Having attended CM rides (though never ridden in one) here in Minneapolis and the big 10th anniversary event in SF, both sides of the story sound plausible to me. She probably did hit a bike that pulled in front of her. It's nearly impossible not to when you're in a ride in a car unless you stop put the vehicle in park.

And the folks on bikes probably reacted violently to that. There are plenty of reasonable folks, but it doesn't take many assholes to escalate things, and the rides are big enough that they attract their fair share.

Reasonableness isn't what CM is about. Or any large group of humans. If only 1% of the population are assholes (a number I would say is low), a group of a 200 is going to have two assholes, which are enough to turn it into a violent mob, at least when seen from the outside. That's one of the reasons I don't like large groups.

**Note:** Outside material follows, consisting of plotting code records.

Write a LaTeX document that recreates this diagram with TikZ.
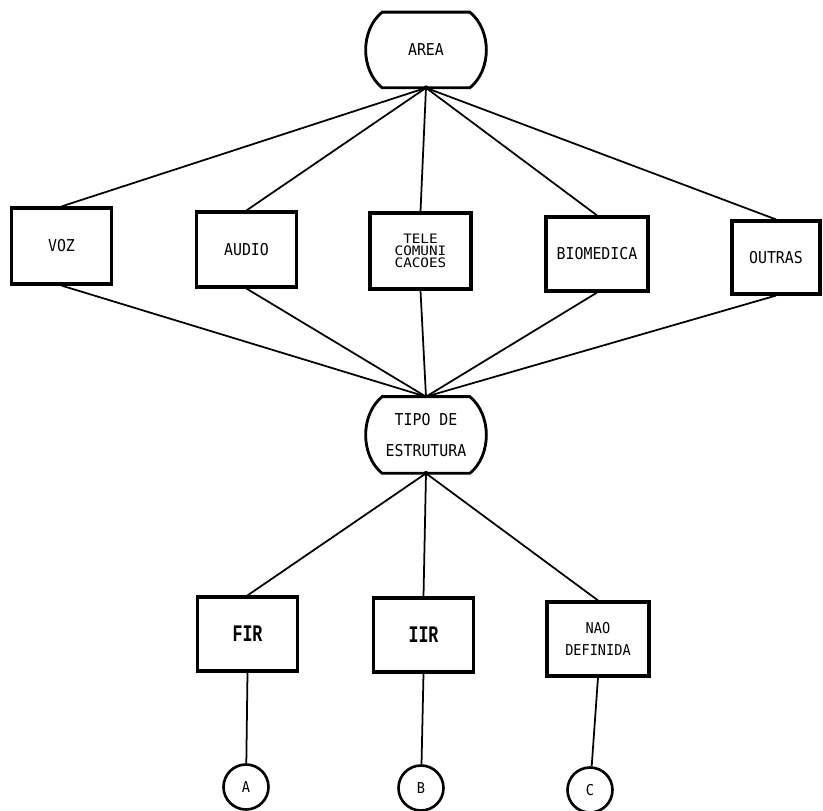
\documentclass[tikz,border=0pt]{standalone}
\usepackage{fontspec}
\newfontfamily\plotfont[FakeStretch=0.91]{DejaVu Sans Mono}
\newfontfamily\telefont[FakeStretch=1.1]{DejaVu Sans Mono}
\newfontfamily\firfont[FakeStretch=0.7]{Liberation Mono}
\tikzset{
  caixa/.style={draw,line width=1.8pt,minimum width=2cm,minimum height=1.5cm,inner sep=0pt,align=center,
    font=\plotfont\fontsize{9.3}{12.5}\selectfont},
  barril/.style={minimum width=1.74cm,minimum height=1.5cm,inner sep=0pt,align=center,
    font=\plotfont\fontsize{9.3}{18}\selectfont},
  circulo/.style={circle,draw,line width=1.5pt,minimum size=.9cm,inner sep=0pt,
    font=\plotfont\fontsize{8.5}{9}\selectfont},
  liga/.style={line width=1pt}
}
\begin{document}
\begin{tikzpicture}[x=.02cm,y=-.02cm]
\useasboundingbox (0,0) rectangle (823,811);
% no do topo e no do meio
\node[barril] (area) at (426,50) {AREA};
\node[barril,minimum height=1.52cm] (tipo) at (426,435) {TIPO DE\\ESTRUTURA};
\foreach \n in {area,tipo}
  \draw[line width=1.6pt] (\n.north west) -- (\n.north east)
    .. controls +(22,18) and +(22,-18) .. (\n.south east) -- (\n.south west)
    .. controls +(-22,-18) and +(-22,18) .. (\n.north west) -- cycle;
% areas de aplicacao
\node[caixa,minimum height=1.52cm] (voz) at (61.5,246) {VOZ};
\node[caixa] (audio) at (246.5,249.5) {AUDIO};
\node[caixa,minimum width=2.02cm,minimum height=1.52cm,font=\telefont\fontsize{7.4}{6.8}\selectfont] (tele) at (420.5,251) {TELE\\COMUNI\\CACOES};
\node[caixa,minimum width=2.04cm,minimum height=1.48cm] (bio) at (597,254) {BIOMEDICA};
\node[caixa,minimum width=1.76cm,minimum height=1.46cm] (outras) at (776,257.5) {OUTRAS};
% estruturas
\node[caixa,minimum height=1.48cm,font=\firfont\bfseries\fontsize{13.5}{14}\selectfont] (fir) at (247.5,634) {FIR};
\node[caixa,minimum height=1.48cm,font=\firfont\bfseries\fontsize{13.5}{14}\selectfont] (iir) at (423.5,635) {IIR};
\node[caixa,minimum width=2.04cm,minimum height=1.48cm,font=\plotfont\fontsize{8.5}{12.5}\selectfont] (nao) at (598,639) {NAO\\DEFINIDA};
\node[circulo] (A) at (246,787) {A};
\node[circulo] (B) at (421,788) {B};
\node[circulo] (C) at (590,790) {C};
% ligacoes
\foreach \b in {voz,audio,tele,bio,outras}
  \draw[liga] (area.south) -- (\b.north) (\b.south) -- (tipo.north);
\foreach \b/\c in {fir/A,iir/B,nao/C}
  \draw[liga] (tipo.south) -- (\b.north) (\b.south) -- (\c);
\foreach \p in {area.south,tipo.south} \fill (\p) circle (1.4pt);
\end{tikzpicture}
\end{document}
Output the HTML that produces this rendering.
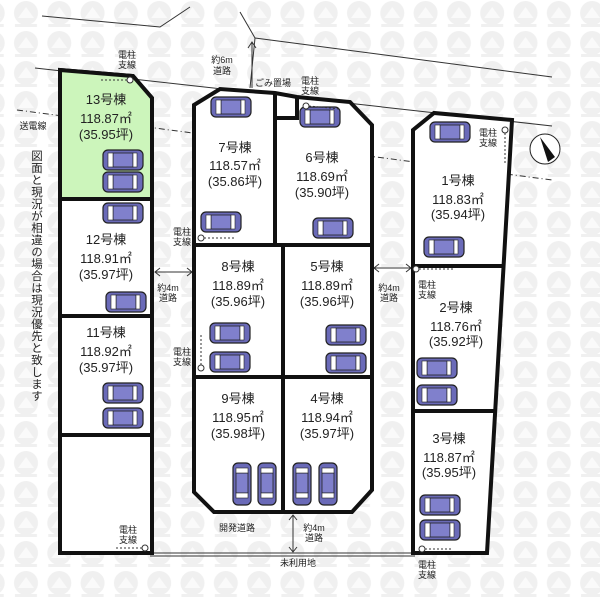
<!DOCTYPE html>
<html><head><meta charset="utf-8"><style>
html,body{margin:0;padding:0;background:#fff}
svg{display:block}
text{font-family:"Liberation Sans","Noto Sans CJK JP",sans-serif;fill:#222}
</style></head><body>
<svg width="600" height="600" viewBox="0 0 600 600" xmlns="http://www.w3.org/2000/svg">
<defs>
<pattern id="wm" x="10" y="0" width="33.3" height="30" patternUnits="userSpaceOnUse">
<circle cx="16" cy="13" r="12" fill="#f0f0f0"/>
<path d="M8 18 L16 7 L24 18 Z" fill="#fafafa"/>
<rect x="5" y="24" width="22" height="3" fill="#f0f0f0"/>
</pattern>
<g id="car">
<rect x="0" y="0" width="40" height="20" rx="5" fill="#6a6ab8" stroke="#222" stroke-width="1.2"/>
<rect x="10" y="3" width="20" height="14" fill="#8080cc" stroke="#222" stroke-width="0.8"/>
<rect x="5" y="3" width="5" height="14" fill="#fff" stroke="#222" stroke-width="0.6"/>
<rect x="30" y="3" width="4" height="14" fill="#fff" stroke="#222" stroke-width="0.6"/>
</g>
<g id="vcar">
<rect x="0" y="0" width="18" height="42" rx="5" fill="#6a6ab8" stroke="#222" stroke-width="1.2"/>
<rect x="3" y="10" width="12" height="20" fill="#8080cc" stroke="#222" stroke-width="0.8"/>
<rect x="3" y="5" width="12" height="5" fill="#fff" stroke="#222" stroke-width="0.6"/>
<rect x="3" y="30" width="12" height="5" fill="#fff" stroke="#222" stroke-width="0.6"/>
</g>
</defs>
<rect width="600" height="600" fill="url(#wm)"/>

<!-- road lines -->
<g stroke="#333" stroke-width="1" fill="none">
<polyline points="42,16 160,27 190,7"/>
<polyline points="240,12 255,38 250,88"/>
<line x1="255" y1="38" x2="552" y2="77"/>
<line x1="35" y1="68" x2="552" y2="126"/>
<line x1="17" y1="110" x2="552" y2="180" stroke-dasharray="6,3,1,3"/>
<line x1="150" y1="553" x2="415" y2="553"/>
<line x1="150" y1="556" x2="415" y2="556"/>
</g>
<!-- arrows -->
<g stroke="#333" stroke-width="1" fill="none">
<line x1="252" y1="42" x2="252" y2="88"/><polyline points="248,48 252,42 256,48"/>
<line x1="155" y1="272" x2="192" y2="272"/><polyline points="160,268 155,272 160,276"/><polyline points="187,268 192,272 187,276"/>
<line x1="374" y1="268" x2="411" y2="268"/><polyline points="379,264 374,268 379,272"/><polyline points="406,264 411,268 406,272"/>
<line x1="293" y1="515" x2="293" y2="552"/><polyline points="289,520 293,515 297,520"/><polyline points="289,547 293,552 297,547"/>
</g>

<!-- lots -->
<g stroke="#111" stroke-width="4" fill="#fff" stroke-linejoin="miter">
<polygon points="60,70 133,76 152,98 152,553 60,553"/>
<polygon points="60,70 133,76 152,98 152,199 60,199" fill="#ccf5bb"/>
<line x1="60" y1="199" x2="152" y2="199"/>
<line x1="60" y1="316" x2="152" y2="316"/>
<line x1="60" y1="435" x2="152" y2="435"/>
<polygon points="194,105 220,89 275,93 297,97 350,102 372,125 372,490 352,512 214,512 194,492"/>
<polyline points="275,93 275,118 297,118 297,97" fill="none"/>
<line x1="275" y1="118" x2="275" y2="245"/>
<line x1="194" y1="245" x2="372" y2="245"/>
<line x1="283" y1="245" x2="283" y2="512"/>
<line x1="194" y1="377" x2="372" y2="377"/>
<polygon points="413,130 434,113 512,120 487,553 413,553"/>
<line x1="413" y1="266" x2="503" y2="266"/>
<line x1="413" y1="411" x2="495" y2="411"/>
</g>

<!-- cars -->
<use href="#car" x="103" y="150"/><use href="#car" x="103" y="172"/>
<use href="#car" x="103" y="203"/><use href="#car" x="106" y="292"/>
<use href="#car" x="103" y="383"/><use href="#car" x="103" y="408"/>
<use href="#car" x="211" y="97"/><use href="#car" x="201" y="212"/>
<use href="#car" x="300" y="107"/><use href="#car" x="313" y="218"/>
<use href="#car" x="210" y="323"/><use href="#car" x="210" y="352"/>
<use href="#car" x="326" y="325"/><use href="#car" x="326" y="353"/>
<use href="#vcar" x="233" y="463"/><use href="#vcar" x="258" y="463"/>
<use href="#vcar" x="293" y="463"/><use href="#vcar" x="319" y="463"/>
<use href="#car" x="430" y="122"/><use href="#car" x="424" y="237"/>
<use href="#car" x="417" y="358"/><use href="#car" x="417" y="385"/>
<use href="#car" x="420" y="495"/><use href="#car" x="420" y="520"/>

<!-- poles -->
<g stroke="#333" fill="#fff" stroke-width="1">
<circle cx="130" cy="80" r="3"/><circle cx="306" cy="106" r="3"/><circle cx="505" cy="130" r="3"/>
<circle cx="201" cy="238" r="3"/><circle cx="201" cy="368" r="3"/><circle cx="416" cy="269" r="3"/>
<circle cx="145" cy="548" r="3"/><circle cx="422" cy="549" r="3"/>
</g>
<g stroke="#333" fill="none" stroke-width="1" stroke-dasharray="2,2">
<line x1="127" y1="80" x2="100" y2="80"/><line x1="204" y1="238" x2="236" y2="238"/>
<line x1="201" y1="365" x2="201" y2="335"/><line x1="419" y1="269" x2="455" y2="269"/>
<line x1="142" y1="548" x2="115" y2="548"/><line x1="425" y1="549" x2="453" y2="549"/>
<line x1="505" y1="133" x2="505" y2="163"/><line x1="309" y1="106" x2="340" y2="109"/>
</g>

<!-- compass -->
<circle cx="545" cy="149" r="15" fill="#fff" stroke="#222" stroke-width="1"/>
<polygon points="540,137 548,162 555,157" fill="#111"/>

<!-- labels -->
<g font-size="13" text-anchor="middle">
<text x="106" y="104">13号棟</text><text x="106" y="123">118.87㎡</text><text x="106" y="139">(35.95坪)</text>
<text x="106" y="244">12号棟</text><text x="106" y="263">118.91㎡</text><text x="106" y="279">(35.97坪)</text>
<text x="106" y="337">11号棟</text><text x="106" y="356">118.92㎡</text><text x="106" y="372">(35.97坪)</text>
<text x="235" y="152">7号棟</text><text x="235" y="170">118.57㎡</text><text x="235" y="186">(35.86坪)</text>
<text x="322" y="162">6号棟</text><text x="322" y="181">118.69㎡</text><text x="322" y="197">(35.90坪)</text>
<text x="238" y="271">8号棟</text><text x="238" y="290">118.89㎡</text><text x="238" y="306">(35.96坪)</text>
<text x="327" y="271">5号棟</text><text x="327" y="290">118.89㎡</text><text x="327" y="306">(35.96坪)</text>
<text x="238" y="403">9号棟</text><text x="238" y="422">118.95㎡</text><text x="238" y="438">(35.98坪)</text>
<text x="327" y="403">4号棟</text><text x="327" y="422">118.94㎡</text><text x="327" y="438">(35.97坪)</text>
<text x="458" y="185">1号棟</text><text x="458" y="204">118.83㎡</text><text x="458" y="219">(35.94坪)</text>
<text x="456" y="312">2号棟</text><text x="456" y="331">118.76㎡</text><text x="456" y="346">(35.92坪)</text>
<text x="449" y="443">3号棟</text><text x="449" y="462">118.87㎡</text><text x="449" y="477">(35.95坪)</text>
</g>
<g font-size="9" text-anchor="middle">
<text x="127" y="58">電柱</text><text x="127" y="68">支線</text>
<text x="310" y="84">電柱</text><text x="310" y="94">支線</text>
<text x="488" y="136">電柱</text><text x="488" y="146">支線</text>
<text x="182" y="235">電柱</text><text x="182" y="245">支線</text>
<text x="182" y="355">電柱</text><text x="182" y="365">支線</text>
<text x="128" y="533">電柱</text><text x="128" y="543">支線</text>
<text x="427" y="568">電柱</text><text x="427" y="578">支線</text>
<text x="427" y="288">電柱</text><text x="427" y="298">支線</text>
<text x="222" y="63">約6m</text><text x="222" y="74">道路</text>
<text x="168" y="291">約4m</text><text x="168" y="301">道路</text>
<text x="389" y="291">約4m</text><text x="389" y="301">道路</text>
<text x="314" y="531">約4m</text><text x="314" y="541">道路</text>
<text x="273" y="86">ごみ置場</text>
<text x="33" y="129">送電線</text>
<text x="237" y="531">開発道路</text>
<text x="298" y="566">未利用地</text>
</g>
<text x="36" y="150" font-size="11.5" style="writing-mode:vertical-rl" letter-spacing="0.5">図面と現況が相違の場合は現況優先と致します</text>
</svg>
</body></html>
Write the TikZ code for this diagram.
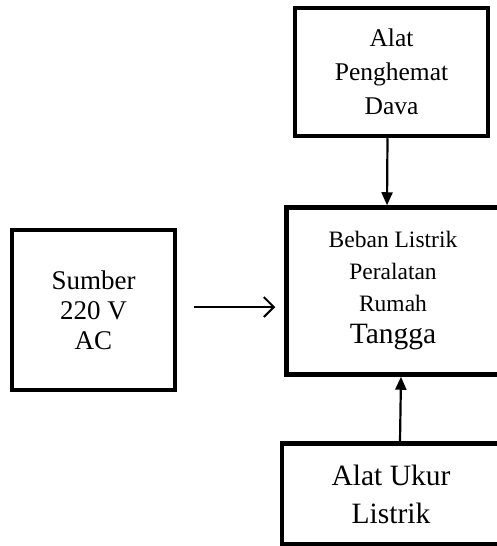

One other thing that amazes me is the number of people working in downtown SF or even Minneapolis who don't know that the last friday of the month, evening rush hour is going to be snarled by bikes. It happens every month, and it's just something to stay away from.

#Comment Re: made: 2007-04-16 13:49:38.716718+00 by: ziffle

I've noticed that bike riders tend to ignore the rules of the road, yet demand that vehicles make way for them.

They should stop at red lights, stay in the right lane except to pass, and travel no more than two abreast like motorcycles.

Or, be arrested - maybe they should stay on the sidewalks unless there are bike paths.

Sounds more like they are trying to make a political statement instead of just riding the bikes.

#Comment Re: made: 2007-04-16 16:06:44.587338+00 by: Dan Lyke

As I've been hit because I've followed the rules of the road (from behind at a stop sign), I have some sympathy for the rule-breakers. However, if the rules were uniformly enforced (and around here cops do ticket cyclists who ride through stop signs, and we have a lot of cyclists), then automobile drivers wouldn't expect that cyclists will roll through, and wouldn't try to roll through stop signs behind them.

I also have a big issue with "bike paths" that are really multi-use paths, unless pedestrians are banned from them they're not bike paths, and it's dangerous to mix 20+MPH bicycle traffic and pedestrian traffic. And except for young kids, I'm strongly against bikes on sidewalks.

California state law says bicycles must stay "as far right as practicable (sic)", and while they're allowed the full use of the lane they're supposed to stay right to allow passing. And as much as I like riding socially beside folks, it's rarely ever appropriate, and almost all cyclists could stand to be more aware of cars behind.

On the other hand, given all of the evils that cars weigh upon us, it's hard for me not to think that a little inconvenience for drivers isn't well deserved.

#Comment Re: made: 2007-04-17 00:03:32.602506+00 by: ziffle

A really good solution is the one I saw in China - I think its called the 'French' road design in that there is a main road and then a ten foot divider and then a side road where the bicycles ride and the local vehicles use only for coming out to the main road. This way there is a division - but alas at the intersections its a mess. Of course the Chinese drive cars like they learned to drive bikes, which means any thing goes....

#Comment Re: made: 2007-04-17 13:03:51.859771+00 by: meuon [edit history]

I went for a short ride last night, started on the riverwalk.. and quickly got up on side streets because it's just faster and easier when you have lots of people out walking. But on streets, I am definately following the traffic rules, and have found that when I do.. and do it right, cars/trucks realize I am and give me space. Downtown, I'm as fast (or faster) as most cars from stoplight to stoplight.

As for riding across... and being sociable, I love that about cycling, and enjoy some rides with the Chattanooga Bike Club where they pick low traffic routes and times that make that possible.